• The problem:
Restate each line of the listing exactly, without carrying over any pictures.

• Data:
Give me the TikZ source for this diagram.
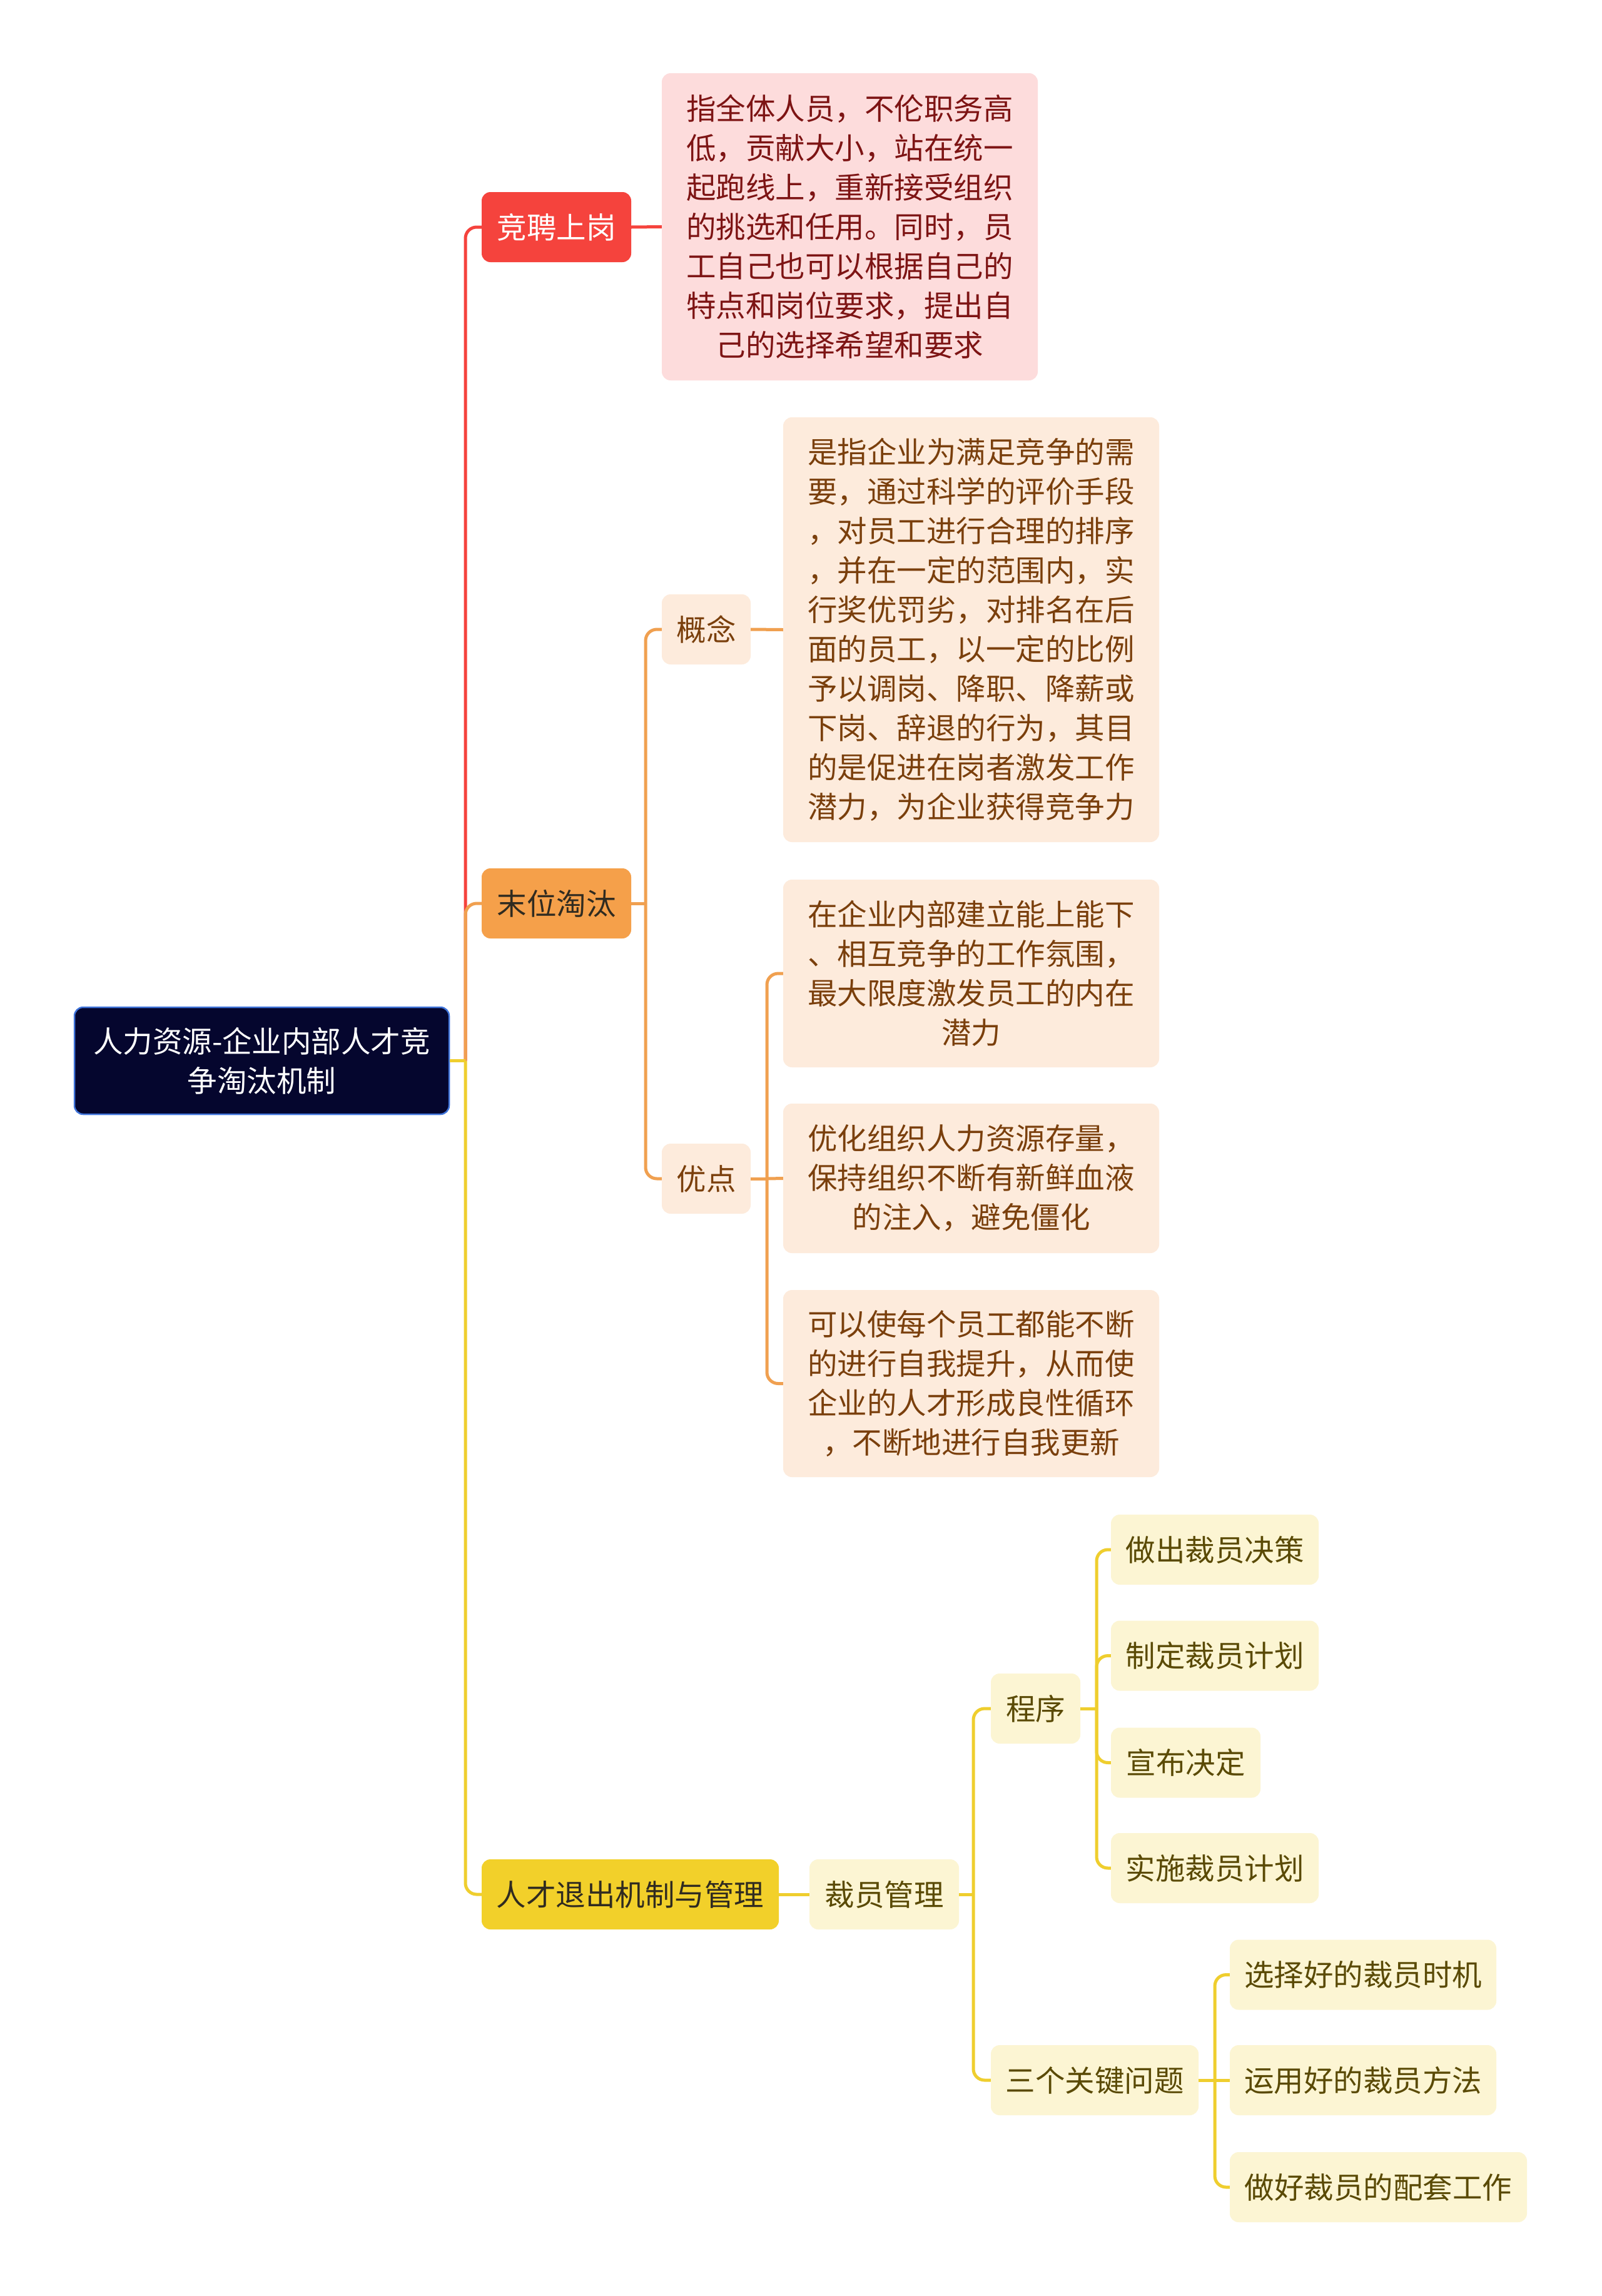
\documentclass[tikz,border=0pt]{standalone}
\usepackage{fontspec}
\setmainfont{Noto Sans CJK SC}
\definecolor{rootfill}{HTML}{05062E}
\definecolor{rootdraw}{HTML}{3F74DB}
\definecolor{redc}{HTML}{F5433D}
\definecolor{pinkfill}{HTML}{FDDCDC}
\definecolor{pinktext}{HTML}{7D1414}
\definecolor{orangec}{HTML}{F5A04A}
\definecolor{orangeline}{HTML}{F0A050}
\definecolor{peachfill}{HTML}{FDEBDC}
\definecolor{peachtext}{HTML}{7A3F0C}
\definecolor{yellowc}{HTML}{F2D02A}
\definecolor{yellowline}{HTML}{EFCE2E}
\definecolor{lyfill}{HTML}{FCF5D3}
\definecolor{lytext}{HTML}{5A4A05}
\definecolor{darktext}{HTML}{302B20}
\tikzset{
  box/.style={rounded corners=14pt, inner sep=0pt, align=center, font=\fontsize{47.5}{63}\selectfont},
  rootbox/.style={box, fill=rootfill, draw=rootdraw, line width=2.5pt, text=white},
  redbox/.style={box, fill=redc, text=white},
  pinkbox/.style={box, fill=pinkfill, text=pinktext},
  orangebox/.style={box, fill=orangec, text=darktext},
  peachbox/.style={box, fill=peachfill, text=peachtext},
  yellowbox/.style={box, fill=yellowc, text=darktext},
  lybox/.style={box, fill=lyfill, text=lytext},
  redln/.style={draw=redc, line width=5pt},
  orln/.style={draw=orangeline, line width=5pt},
  yeln/.style={draw=yellowline, line width=5pt},
  rc/.style={rounded corners=18pt}
}
\begin{document}
\begin{tikzpicture}[x=1pt,y=-1pt]
\useasboundingbox (0,0) rectangle (2560,3670);
\fill[white] (0,0) rectangle (2560,3670);

% nodes
\node[rootbox, minimum width=599pt, minimum height=171pt] (root) at (418.5,1695.5) {人力资源-企业内部人才竞\\争淘汰机制};
\node[redbox, minimum width=239pt, minimum height=112pt] (jp) at (889.5,363) {竞聘上岗};
\node[pinkbox, minimum width=601pt, minimum height=491pt] (jpt) at (1358.5,362.5) {指全体人员，不伦职务高\\低，贡献大小，站在统一\\起跑线上，重新接受组织\\的挑选和任用。同时，员\\工自己也可以根据自己的\\特点和岗位要求，提出自\\己的选择希望和要求};
\node[orangebox, minimum width=239pt, minimum height=112pt] (mw) at (889.5,1444) {末位淘汰};
\node[peachbox, minimum width=142pt, minimum height=112pt] (gn) at (1129,1006) {概念};
\node[peachbox, minimum width=601pt, minimum height=679pt] (gnt) at (1552.5,1006.5) {是指企业为满足竞争的需\\要，通过科学的评价手段\\，对员工进行合理的排序\\，并在一定的范围内，实\\行奖优罚劣，对排名在后\\面的员工，以一定的比例\\予以调岗、降职、降薪或\\下岗、辞退的行为，其目\\的是促进在岗者激发工作\\潜力，为企业获得竞争力};
\node[peachbox, minimum width=142pt, minimum height=112pt] (yd) at (1129,1884) {优点};
\node[peachbox, minimum width=601pt, minimum height=300pt] (b1) at (1552.5,1556) {在企业内部建立能上能下\\、相互竞争的工作氛围，\\最大限度激发员工的内在\\潜力};
\node[peachbox, minimum width=601pt, minimum height=239pt] (b2) at (1552.5,1883.5) {优化组织人力资源存量，\\保持组织不断有新鲜血液\\的注入，避免僵化};
\node[peachbox, minimum width=601pt, minimum height=299pt] (b3) at (1552.5,2211.5) {可以使每个员工都能不断\\的进行自我提升，从而使\\企业的人才形成良性循环\\，不断地进行自我更新};
\node[yellowbox, minimum width=475pt, minimum height=112pt] (rc) at (1007.5,3028) {人才退出机制与管理};
\node[lybox, minimum width=239pt, minimum height=112pt] (cy) at (1413.5,3028) {裁员管理};
\node[lybox, minimum width=143pt, minimum height=112pt] (cx) at (1655.5,2731) {程序};
\node[lybox, minimum width=332pt, minimum height=112pt] (sg) at (1750,3325) {三个关键问题};
\node[lybox, minimum width=332pt, minimum height=112pt] (p1) at (1942,2477) {做出裁员决策};
\node[lybox, minimum width=332pt, minimum height=112pt] (p2) at (1942,2646.5) {制定裁员计划};
\node[lybox, minimum width=239pt, minimum height=112pt] (p3) at (1895.5,2817.5) {宣布决定};
\node[lybox, minimum width=332pt, minimum height=112pt] (p4) at (1942,2986) {实施裁员计划};
\node[lybox, minimum width=426pt, minimum height=112pt] (q1) at (2179,3156.5) {选择好的裁员时机};
\node[lybox, minimum width=426pt, minimum height=112pt] (q2) at (2179,3325) {运用好的裁员方法};
\node[lybox, minimum width=475pt, minimum height=112pt] (q3) at (2203.5,3496) {做好裁员的配套工作};

% junction coordinates
\coordinate (t1) at (744,1695.5);
\coordinate (t2) at (1032,1444);
\coordinate (t3) at (1226,1884);
\coordinate (t4) at (1556,3028);
\coordinate (t5) at (1753,2731);
\coordinate (t6) at (1942,3325);

% level 1
\draw[redln, rc] (t1) |- (jp.west);
\draw[redln] (jp.east) -- (jpt.west);
\draw[orln, rc] (t1) |- (mw.west);
\draw[yeln, rc] (t1) |- (rc.west);
\draw[yeln] (root.east) -- (t1);

% 末位淘汰
\draw[orln] (mw.east) -- (t2);
\draw[orln, rc] (t2) |- (gn.west);
\draw[orln, rc] (t2) |- (yd.west);
\draw[orln] (gn.east) -- (gnt.west);
\draw[orln] (yd.east) -- (t3);
\draw[orln, rc] (t3) |- (b1.west);
\draw[orln] (t3) -- (b2.west);
\draw[orln, rc] (t3) |- (b3.west);

% 人才退出
\draw[yeln] (rc.east) -- (cy.west);
\draw[yeln] (cy.east) -- (t4);
\draw[yeln, rc] (t4) |- (cx.west);
\draw[yeln, rc] (t4) |- (sg.west);
\draw[yeln] (cx.east) -- (t5);
\draw[yeln, rc] (t5) |- (p1.west);
\draw[yeln, rc] (t5) |- (p2.west);
\draw[yeln, rc] (t5) |- (p3.west);
\draw[yeln, rc] (t5) |- (p4.west);
\draw[yeln] (sg.east) -- (t6);
\draw[yeln, rc] (t6) |- (q1.west);
\draw[yeln] (t6) -- (q2.west);
\draw[yeln, rc] (t6) |- (q3.west);
\end{tikzpicture}
\end{document}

• Exercise solution:
Give me the TikZ source for this diagram.
\documentclass[tikz,border=0pt]{standalone}
\usepackage{fontspec}
\setmainfont{Noto Sans CJK SC}
\definecolor{rootfill}{HTML}{05062E}
\definecolor{rootdraw}{HTML}{3F74DB}
\definecolor{redc}{HTML}{F5433D}
\definecolor{pinkfill}{HTML}{FDDCDC}
\definecolor{pinktext}{HTML}{7D1414}
\definecolor{orangec}{HTML}{F5A04A}
\definecolor{orangeline}{HTML}{F0A050}
\definecolor{peachfill}{HTML}{FDEBDC}
\definecolor{peachtext}{HTML}{7A3F0C}
\definecolor{yellowc}{HTML}{F2D02A}
\definecolor{yellowline}{HTML}{EFCE2E}
\definecolor{lyfill}{HTML}{FCF5D3}
\definecolor{lytext}{HTML}{5A4A05}
\definecolor{darktext}{HTML}{302B20}
\tikzset{
  box/.style={rounded corners=14pt, inner sep=0pt, align=center, font=\fontsize{47.5}{63}\selectfont},
  rootbox/.style={box, fill=rootfill, draw=rootdraw, line width=2.5pt, text=white},
  redbox/.style={box, fill=redc, text=white},
  pinkbox/.style={box, fill=pinkfill, text=pinktext},
  orangebox/.style={box, fill=orangec, text=darktext},
  peachbox/.style={box, fill=peachfill, text=peachtext},
  yellowbox/.style={box, fill=yellowc, text=darktext},
  lybox/.style={box, fill=lyfill, text=lytext},
  redln/.style={draw=redc, line width=5pt},
  orln/.style={draw=orangeline, line width=5pt},
  yeln/.style={draw=yellowline, line width=5pt},
  rc/.style={rounded corners=18pt}
}
\begin{document}
\begin{tikzpicture}[x=1pt,y=-1pt]
\useasboundingbox (0,0) rectangle (2560,3670);
\fill[white] (0,0) rectangle (2560,3670);

% nodes
\node[rootbox, minimum width=599pt, minimum height=171pt] (root) at (418.5,1695.5) {人力资源-企业内部人才竞\\争淘汰机制};
\node[redbox, minimum width=239pt, minimum height=112pt] (jp) at (889.5,363) {竞聘上岗};
\node[pinkbox, minimum width=601pt, minimum height=491pt] (jpt) at (1358.5,362.5) {指全体人员，不伦职务高\\低，贡献大小，站在统一\\起跑线上，重新接受组织\\的挑选和任用。同时，员\\工自己也可以根据自己的\\特点和岗位要求，提出自\\己的选择希望和要求};
\node[orangebox, minimum width=239pt, minimum height=112pt] (mw) at (889.5,1444) {末位淘汰};
\node[peachbox, minimum width=142pt, minimum height=112pt] (gn) at (1129,1006) {概念};
\node[peachbox, minimum width=601pt, minimum height=679pt] (gnt) at (1552.5,1006.5) {是指企业为满足竞争的需\\要，通过科学的评价手段\\，对员工进行合理的排序\\，并在一定的范围内，实\\行奖优罚劣，对排名在后\\面的员工，以一定的比例\\予以调岗、降职、降薪或\\下岗、辞退的行为，其目\\的是促进在岗者激发工作\\潜力，为企业获得竞争力};
\node[peachbox, minimum width=142pt, minimum height=112pt] (yd) at (1129,1884) {优点};
\node[peachbox, minimum width=601pt, minimum height=300pt] (b1) at (1552.5,1556) {在企业内部建立能上能下\\、相互竞争的工作氛围，\\最大限度激发员工的内在\\潜力};
\node[peachbox, minimum width=601pt, minimum height=239pt] (b2) at (1552.5,1883.5) {优化组织人力资源存量，\\保持组织不断有新鲜血液\\的注入，避免僵化};
\node[peachbox, minimum width=601pt, minimum height=299pt] (b3) at (1552.5,2211.5) {可以使每个员工都能不断\\的进行自我提升，从而使\\企业的人才形成良性循环\\，不断地进行自我更新};
\node[yellowbox, minimum width=475pt, minimum height=112pt] (rc) at (1007.5,3028) {人才退出机制与管理};
\node[lybox, minimum width=239pt, minimum height=112pt] (cy) at (1413.5,3028) {裁员管理};
\node[lybox, minimum width=143pt, minimum height=112pt] (cx) at (1655.5,2731) {程序};
\node[lybox, minimum width=332pt, minimum height=112pt] (sg) at (1750,3325) {三个关键问题};
\node[lybox, minimum width=332pt, minimum height=112pt] (p1) at (1942,2477) {做出裁员决策};
\node[lybox, minimum width=332pt, minimum height=112pt] (p2) at (1942,2646.5) {制定裁员计划};
\node[lybox, minimum width=239pt, minimum height=112pt] (p3) at (1895.5,2817.5) {宣布决定};
\node[lybox, minimum width=332pt, minimum height=112pt] (p4) at (1942,2986) {实施裁员计划};
\node[lybox, minimum width=426pt, minimum height=112pt] (q1) at (2179,3156.5) {选择好的裁员时机};
\node[lybox, minimum width=426pt, minimum height=112pt] (q2) at (2179,3325) {运用好的裁员方法};
\node[lybox, minimum width=475pt, minimum height=112pt] (q3) at (2203.5,3496) {做好裁员的配套工作};

% junction coordinates
\coordinate (t1) at (744,1695.5);
\coordinate (t2) at (1032,1444);
\coordinate (t3) at (1226,1884);
\coordinate (t4) at (1556,3028);
\coordinate (t5) at (1753,2731);
\coordinate (t6) at (1942,3325);

% level 1
\draw[redln, rc] (t1) |- (jp.west);
\draw[redln] (jp.east) -- (jpt.west);
\draw[orln, rc] (t1) |- (mw.west);
\draw[yeln, rc] (t1) |- (rc.west);
\draw[yeln] (root.east) -- (t1);

% 末位淘汰
\draw[orln] (mw.east) -- (t2);
\draw[orln, rc] (t2) |- (gn.west);
\draw[orln, rc] (t2) |- (yd.west);
\draw[orln] (gn.east) -- (gnt.west);
\draw[orln] (yd.east) -- (t3);
\draw[orln, rc] (t3) |- (b1.west);
\draw[orln] (t3) -- (b2.west);
\draw[orln, rc] (t3) |- (b3.west);

% 人才退出
\draw[yeln] (rc.east) -- (cy.west);
\draw[yeln] (cy.east) -- (t4);
\draw[yeln, rc] (t4) |- (cx.west);
\draw[yeln, rc] (t4) |- (sg.west);
\draw[yeln] (cx.east) -- (t5);
\draw[yeln, rc] (t5) |- (p1.west);
\draw[yeln, rc] (t5) |- (p2.west);
\draw[yeln, rc] (t5) |- (p3.west);
\draw[yeln, rc] (t5) |- (p4.west);
\draw[yeln] (sg.east) -- (t6);
\draw[yeln, rc] (t6) |- (q1.west);
\draw[yeln] (t6) -- (q2.west);
\draw[yeln, rc] (t6) |- (q3.west);
\end{tikzpicture}
\end{document}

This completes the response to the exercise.